GIVEN MATERIAL>
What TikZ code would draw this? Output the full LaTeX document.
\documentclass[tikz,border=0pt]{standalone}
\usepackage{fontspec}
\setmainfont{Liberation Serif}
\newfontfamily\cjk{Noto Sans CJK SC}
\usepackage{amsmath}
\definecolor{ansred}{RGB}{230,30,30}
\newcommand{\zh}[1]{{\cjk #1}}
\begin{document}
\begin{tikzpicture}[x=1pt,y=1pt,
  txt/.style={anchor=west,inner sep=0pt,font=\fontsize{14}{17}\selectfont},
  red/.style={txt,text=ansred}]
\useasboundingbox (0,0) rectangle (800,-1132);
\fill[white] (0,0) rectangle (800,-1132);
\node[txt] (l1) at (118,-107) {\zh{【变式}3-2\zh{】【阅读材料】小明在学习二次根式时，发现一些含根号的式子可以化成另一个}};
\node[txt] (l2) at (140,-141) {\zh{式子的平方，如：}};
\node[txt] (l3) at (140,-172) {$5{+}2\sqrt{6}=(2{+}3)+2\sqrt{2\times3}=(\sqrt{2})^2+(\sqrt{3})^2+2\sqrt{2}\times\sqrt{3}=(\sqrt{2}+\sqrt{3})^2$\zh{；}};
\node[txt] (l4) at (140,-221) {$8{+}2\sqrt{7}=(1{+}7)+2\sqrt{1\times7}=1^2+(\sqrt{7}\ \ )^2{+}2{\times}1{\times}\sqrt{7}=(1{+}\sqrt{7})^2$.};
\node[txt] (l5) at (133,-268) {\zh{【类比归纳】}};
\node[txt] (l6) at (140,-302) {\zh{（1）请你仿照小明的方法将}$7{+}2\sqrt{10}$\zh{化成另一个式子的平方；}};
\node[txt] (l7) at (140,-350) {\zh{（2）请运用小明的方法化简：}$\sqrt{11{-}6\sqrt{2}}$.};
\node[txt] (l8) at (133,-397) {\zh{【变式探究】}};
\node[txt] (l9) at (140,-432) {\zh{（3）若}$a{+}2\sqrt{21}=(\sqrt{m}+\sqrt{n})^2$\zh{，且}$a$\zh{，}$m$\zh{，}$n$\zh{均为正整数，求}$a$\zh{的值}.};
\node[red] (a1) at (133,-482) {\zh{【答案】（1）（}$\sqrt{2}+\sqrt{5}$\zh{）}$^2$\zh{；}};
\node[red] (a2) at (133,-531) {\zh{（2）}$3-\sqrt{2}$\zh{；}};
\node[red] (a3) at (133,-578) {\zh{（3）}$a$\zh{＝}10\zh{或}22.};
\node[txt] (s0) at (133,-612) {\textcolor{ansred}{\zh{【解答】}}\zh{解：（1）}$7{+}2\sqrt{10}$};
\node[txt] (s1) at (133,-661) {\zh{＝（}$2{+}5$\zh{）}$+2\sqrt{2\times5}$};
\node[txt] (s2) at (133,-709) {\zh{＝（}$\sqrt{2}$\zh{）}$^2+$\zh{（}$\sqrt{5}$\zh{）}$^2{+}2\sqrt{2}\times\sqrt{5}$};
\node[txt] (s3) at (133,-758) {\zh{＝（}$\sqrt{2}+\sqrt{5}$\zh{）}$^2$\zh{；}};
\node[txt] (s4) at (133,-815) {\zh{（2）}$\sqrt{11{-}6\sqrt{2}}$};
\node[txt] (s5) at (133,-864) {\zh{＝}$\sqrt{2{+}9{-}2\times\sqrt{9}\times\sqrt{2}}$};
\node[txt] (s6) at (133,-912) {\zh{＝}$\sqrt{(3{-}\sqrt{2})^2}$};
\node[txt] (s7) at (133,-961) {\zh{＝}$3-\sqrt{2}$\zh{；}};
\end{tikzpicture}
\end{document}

PROBLEM TO SOLVE> Write out all the data again, exactly as it appears.

ANSWER>
What TikZ code would draw this? Output the full LaTeX document.
\documentclass[tikz,border=0pt]{standalone}
\usepackage{fontspec}
\setmainfont{Liberation Serif}
\newfontfamily\cjk{Noto Sans CJK SC}
\usepackage{amsmath}
\definecolor{ansred}{RGB}{230,30,30}
\newcommand{\zh}[1]{{\cjk #1}}
\begin{document}
\begin{tikzpicture}[x=1pt,y=1pt,
  txt/.style={anchor=west,inner sep=0pt,font=\fontsize{14}{17}\selectfont},
  red/.style={txt,text=ansred}]
\useasboundingbox (0,0) rectangle (800,-1132);
\fill[white] (0,0) rectangle (800,-1132);
\node[txt] (l1) at (118,-107) {\zh{【变式}3-2\zh{】【阅读材料】小明在学习二次根式时，发现一些含根号的式子可以化成另一个}};
\node[txt] (l2) at (140,-141) {\zh{式子的平方，如：}};
\node[txt] (l3) at (140,-172) {$5{+}2\sqrt{6}=(2{+}3)+2\sqrt{2\times3}=(\sqrt{2})^2+(\sqrt{3})^2+2\sqrt{2}\times\sqrt{3}=(\sqrt{2}+\sqrt{3})^2$\zh{；}};
\node[txt] (l4) at (140,-221) {$8{+}2\sqrt{7}=(1{+}7)+2\sqrt{1\times7}=1^2+(\sqrt{7}\ \ )^2{+}2{\times}1{\times}\sqrt{7}=(1{+}\sqrt{7})^2$.};
\node[txt] (l5) at (133,-268) {\zh{【类比归纳】}};
\node[txt] (l6) at (140,-302) {\zh{（1）请你仿照小明的方法将}$7{+}2\sqrt{10}$\zh{化成另一个式子的平方；}};
\node[txt] (l7) at (140,-350) {\zh{（2）请运用小明的方法化简：}$\sqrt{11{-}6\sqrt{2}}$.};
\node[txt] (l8) at (133,-397) {\zh{【变式探究】}};
\node[txt] (l9) at (140,-432) {\zh{（3）若}$a{+}2\sqrt{21}=(\sqrt{m}+\sqrt{n})^2$\zh{，且}$a$\zh{，}$m$\zh{，}$n$\zh{均为正整数，求}$a$\zh{的值}.};
\node[red] (a1) at (133,-482) {\zh{【答案】（1）（}$\sqrt{2}+\sqrt{5}$\zh{）}$^2$\zh{；}};
\node[red] (a2) at (133,-531) {\zh{（2）}$3-\sqrt{2}$\zh{；}};
\node[red] (a3) at (133,-578) {\zh{（3）}$a$\zh{＝}10\zh{或}22.};
\node[txt] (s0) at (133,-612) {\textcolor{ansred}{\zh{【解答】}}\zh{解：（1）}$7{+}2\sqrt{10}$};
\node[txt] (s1) at (133,-661) {\zh{＝（}$2{+}5$\zh{）}$+2\sqrt{2\times5}$};
\node[txt] (s2) at (133,-709) {\zh{＝（}$\sqrt{2}$\zh{）}$^2+$\zh{（}$\sqrt{5}$\zh{）}$^2{+}2\sqrt{2}\times\sqrt{5}$};
\node[txt] (s3) at (133,-758) {\zh{＝（}$\sqrt{2}+\sqrt{5}$\zh{）}$^2$\zh{；}};
\node[txt] (s4) at (133,-815) {\zh{（2）}$\sqrt{11{-}6\sqrt{2}}$};
\node[txt] (s5) at (133,-864) {\zh{＝}$\sqrt{2{+}9{-}2\times\sqrt{9}\times\sqrt{2}}$};
\node[txt] (s6) at (133,-912) {\zh{＝}$\sqrt{(3{-}\sqrt{2})^2}$};
\node[txt] (s7) at (133,-961) {\zh{＝}$3-\sqrt{2}$\zh{；}};
\end{tikzpicture}
\end{document}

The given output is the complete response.